Given exercise: Without including any pictures, write out the listing below exactly.

Material:

▬▬▬▬▬▬▬▬▬▬

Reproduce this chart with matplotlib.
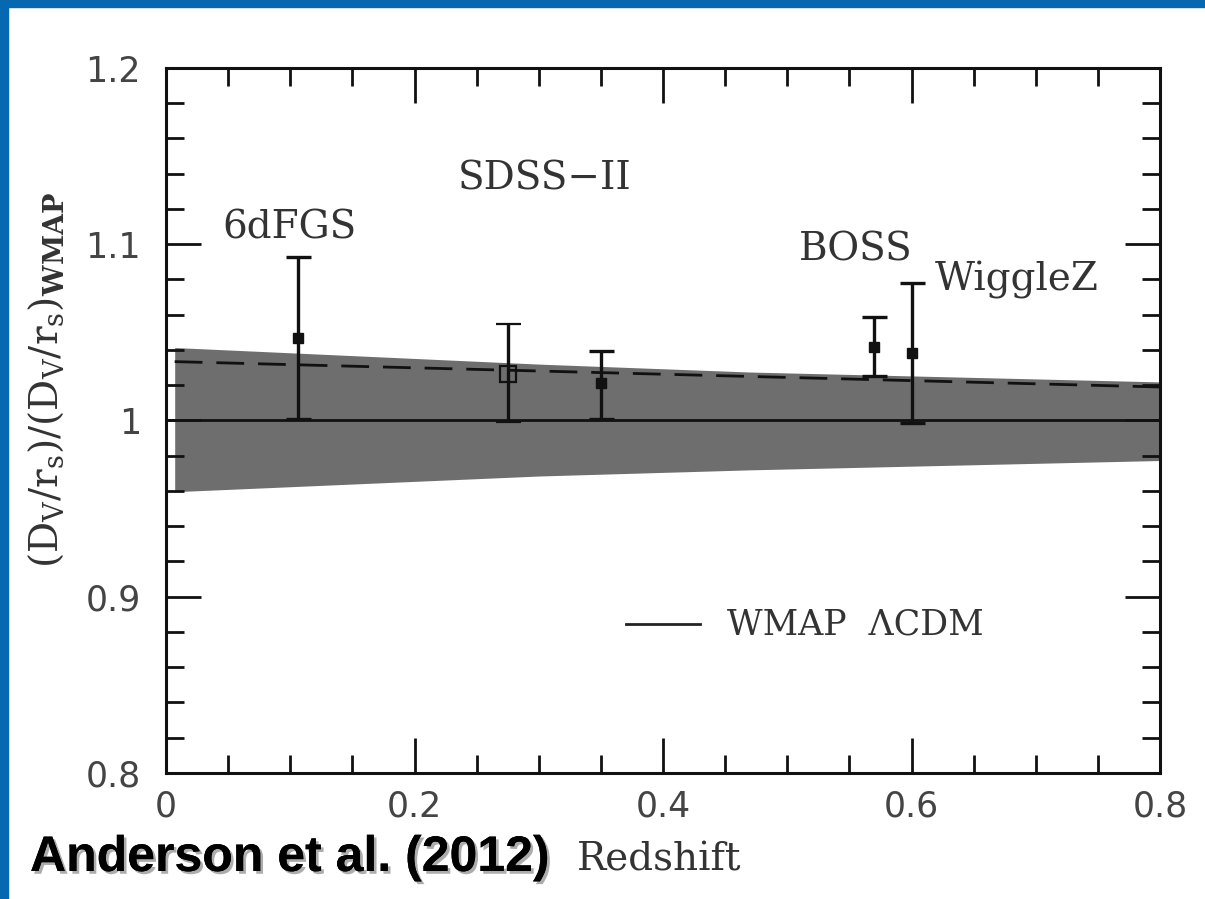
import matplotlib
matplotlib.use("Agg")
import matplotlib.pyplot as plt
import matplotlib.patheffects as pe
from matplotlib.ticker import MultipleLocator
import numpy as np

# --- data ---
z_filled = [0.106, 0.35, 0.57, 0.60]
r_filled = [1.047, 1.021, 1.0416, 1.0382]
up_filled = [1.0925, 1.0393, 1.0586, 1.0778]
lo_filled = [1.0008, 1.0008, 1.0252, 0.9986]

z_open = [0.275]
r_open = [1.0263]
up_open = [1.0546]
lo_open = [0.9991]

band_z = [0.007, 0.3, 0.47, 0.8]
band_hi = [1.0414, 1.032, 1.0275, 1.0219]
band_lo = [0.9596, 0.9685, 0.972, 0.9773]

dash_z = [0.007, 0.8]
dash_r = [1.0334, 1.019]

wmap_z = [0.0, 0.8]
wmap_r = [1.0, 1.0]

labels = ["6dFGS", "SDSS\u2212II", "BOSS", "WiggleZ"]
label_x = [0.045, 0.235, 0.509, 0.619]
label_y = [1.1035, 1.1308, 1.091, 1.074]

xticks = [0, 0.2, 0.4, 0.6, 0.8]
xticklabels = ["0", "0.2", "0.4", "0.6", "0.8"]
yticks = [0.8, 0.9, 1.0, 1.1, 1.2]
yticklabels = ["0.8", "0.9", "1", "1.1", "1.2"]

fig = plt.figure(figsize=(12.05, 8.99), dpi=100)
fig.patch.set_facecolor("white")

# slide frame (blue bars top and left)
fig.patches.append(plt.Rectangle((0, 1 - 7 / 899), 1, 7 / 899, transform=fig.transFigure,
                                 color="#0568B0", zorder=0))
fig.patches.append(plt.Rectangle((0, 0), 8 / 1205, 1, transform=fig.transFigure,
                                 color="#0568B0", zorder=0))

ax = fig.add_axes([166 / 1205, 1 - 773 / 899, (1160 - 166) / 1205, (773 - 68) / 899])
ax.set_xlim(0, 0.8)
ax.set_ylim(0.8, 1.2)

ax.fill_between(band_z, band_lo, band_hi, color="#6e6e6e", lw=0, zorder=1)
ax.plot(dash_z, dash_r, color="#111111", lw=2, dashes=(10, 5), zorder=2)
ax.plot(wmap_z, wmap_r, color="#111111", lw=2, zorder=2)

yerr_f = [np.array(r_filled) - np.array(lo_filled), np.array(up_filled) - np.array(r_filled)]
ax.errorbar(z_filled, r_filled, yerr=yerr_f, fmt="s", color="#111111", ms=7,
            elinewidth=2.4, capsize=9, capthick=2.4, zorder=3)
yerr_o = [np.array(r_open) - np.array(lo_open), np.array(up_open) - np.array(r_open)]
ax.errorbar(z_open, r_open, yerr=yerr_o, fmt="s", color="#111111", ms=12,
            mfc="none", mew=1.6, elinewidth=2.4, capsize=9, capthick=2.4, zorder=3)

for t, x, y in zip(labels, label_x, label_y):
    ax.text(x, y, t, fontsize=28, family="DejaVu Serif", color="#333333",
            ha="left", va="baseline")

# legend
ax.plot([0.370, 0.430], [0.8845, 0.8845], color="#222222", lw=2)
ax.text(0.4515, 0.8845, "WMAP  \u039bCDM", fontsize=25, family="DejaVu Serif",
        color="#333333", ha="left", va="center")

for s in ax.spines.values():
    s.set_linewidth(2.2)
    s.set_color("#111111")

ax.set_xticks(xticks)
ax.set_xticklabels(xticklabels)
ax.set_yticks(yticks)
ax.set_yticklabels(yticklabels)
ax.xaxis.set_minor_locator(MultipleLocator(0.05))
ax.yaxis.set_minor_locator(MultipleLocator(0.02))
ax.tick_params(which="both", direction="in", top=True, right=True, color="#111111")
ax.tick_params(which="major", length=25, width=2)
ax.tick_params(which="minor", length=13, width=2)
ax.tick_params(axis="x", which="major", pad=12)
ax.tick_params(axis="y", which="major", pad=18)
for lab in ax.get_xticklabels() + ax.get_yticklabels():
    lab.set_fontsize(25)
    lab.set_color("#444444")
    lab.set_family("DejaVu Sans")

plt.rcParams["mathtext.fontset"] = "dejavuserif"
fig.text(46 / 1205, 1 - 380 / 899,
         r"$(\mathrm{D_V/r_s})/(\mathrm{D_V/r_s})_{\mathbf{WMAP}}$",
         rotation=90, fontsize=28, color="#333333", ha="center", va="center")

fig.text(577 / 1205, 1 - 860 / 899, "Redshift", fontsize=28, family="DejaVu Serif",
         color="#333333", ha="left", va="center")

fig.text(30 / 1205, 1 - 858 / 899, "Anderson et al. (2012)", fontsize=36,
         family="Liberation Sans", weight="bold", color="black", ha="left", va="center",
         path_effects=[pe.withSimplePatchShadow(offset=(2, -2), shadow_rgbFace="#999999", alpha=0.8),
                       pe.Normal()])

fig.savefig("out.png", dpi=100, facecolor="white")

▬▬▬▬▬▬▬▬▬▬

Solved problem:
Reproduce this chart with matplotlib.
import matplotlib
matplotlib.use("Agg")
import matplotlib.pyplot as plt
import matplotlib.patheffects as pe
from matplotlib.ticker import MultipleLocator
import numpy as np

# --- data ---
z_filled = [0.106, 0.35, 0.57, 0.60]
r_filled = [1.047, 1.021, 1.0416, 1.0382]
up_filled = [1.0925, 1.0393, 1.0586, 1.0778]
lo_filled = [1.0008, 1.0008, 1.0252, 0.9986]

z_open = [0.275]
r_open = [1.0263]
up_open = [1.0546]
lo_open = [0.9991]

band_z = [0.007, 0.3, 0.47, 0.8]
band_hi = [1.0414, 1.032, 1.0275, 1.0219]
band_lo = [0.9596, 0.9685, 0.972, 0.9773]

dash_z = [0.007, 0.8]
dash_r = [1.0334, 1.019]

wmap_z = [0.0, 0.8]
wmap_r = [1.0, 1.0]

labels = ["6dFGS", "SDSS\u2212II", "BOSS", "WiggleZ"]
label_x = [0.045, 0.235, 0.509, 0.619]
label_y = [1.1035, 1.1308, 1.091, 1.074]

xticks = [0, 0.2, 0.4, 0.6, 0.8]
xticklabels = ["0", "0.2", "0.4", "0.6", "0.8"]
yticks = [0.8, 0.9, 1.0, 1.1, 1.2]
yticklabels = ["0.8", "0.9", "1", "1.1", "1.2"]

fig = plt.figure(figsize=(12.05, 8.99), dpi=100)
fig.patch.set_facecolor("white")

# slide frame (blue bars top and left)
fig.patches.append(plt.Rectangle((0, 1 - 7 / 899), 1, 7 / 899, transform=fig.transFigure,
                                 color="#0568B0", zorder=0))
fig.patches.append(plt.Rectangle((0, 0), 8 / 1205, 1, transform=fig.transFigure,
                                 color="#0568B0", zorder=0))

ax = fig.add_axes([166 / 1205, 1 - 773 / 899, (1160 - 166) / 1205, (773 - 68) / 899])
ax.set_xlim(0, 0.8)
ax.set_ylim(0.8, 1.2)

ax.fill_between(band_z, band_lo, band_hi, color="#6e6e6e", lw=0, zorder=1)
ax.plot(dash_z, dash_r, color="#111111", lw=2, dashes=(10, 5), zorder=2)
ax.plot(wmap_z, wmap_r, color="#111111", lw=2, zorder=2)

yerr_f = [np.array(r_filled) - np.array(lo_filled), np.array(up_filled) - np.array(r_filled)]
ax.errorbar(z_filled, r_filled, yerr=yerr_f, fmt="s", color="#111111", ms=7,
            elinewidth=2.4, capsize=9, capthick=2.4, zorder=3)
yerr_o = [np.array(r_open) - np.array(lo_open), np.array(up_open) - np.array(r_open)]
ax.errorbar(z_open, r_open, yerr=yerr_o, fmt="s", color="#111111", ms=12,
            mfc="none", mew=1.6, elinewidth=2.4, capsize=9, capthick=2.4, zorder=3)

for t, x, y in zip(labels, label_x, label_y):
    ax.text(x, y, t, fontsize=28, family="DejaVu Serif", color="#333333",
            ha="left", va="baseline")

# legend
ax.plot([0.370, 0.430], [0.8845, 0.8845], color="#222222", lw=2)
ax.text(0.4515, 0.8845, "WMAP  \u039bCDM", fontsize=25, family="DejaVu Serif",
        color="#333333", ha="left", va="center")

for s in ax.spines.values():
    s.set_linewidth(2.2)
    s.set_color("#111111")

ax.set_xticks(xticks)
ax.set_xticklabels(xticklabels)
ax.set_yticks(yticks)
ax.set_yticklabels(yticklabels)
ax.xaxis.set_minor_locator(MultipleLocator(0.05))
ax.yaxis.set_minor_locator(MultipleLocator(0.02))
ax.tick_params(which="both", direction="in", top=True, right=True, color="#111111")
ax.tick_params(which="major", length=25, width=2)
ax.tick_params(which="minor", length=13, width=2)
ax.tick_params(axis="x", which="major", pad=12)
ax.tick_params(axis="y", which="major", pad=18)
for lab in ax.get_xticklabels() + ax.get_yticklabels():
    lab.set_fontsize(25)
    lab.set_color("#444444")
    lab.set_family("DejaVu Sans")

plt.rcParams["mathtext.fontset"] = "dejavuserif"
fig.text(46 / 1205, 1 - 380 / 899,
         r"$(\mathrm{D_V/r_s})/(\mathrm{D_V/r_s})_{\mathbf{WMAP}}$",
         rotation=90, fontsize=28, color="#333333", ha="center", va="center")

fig.text(577 / 1205, 1 - 860 / 899, "Redshift", fontsize=28, family="DejaVu Serif",
         color="#333333", ha="left", va="center")

fig.text(30 / 1205, 1 - 858 / 899, "Anderson et al. (2012)", fontsize=36,
         family="Liberation Sans", weight="bold", color="black", ha="left", va="center",
         path_effects=[pe.withSimplePatchShadow(offset=(2, -2), shadow_rgbFace="#999999", alpha=0.8),
                       pe.Normal()])

fig.savefig("out.png", dpi=100, facecolor="white")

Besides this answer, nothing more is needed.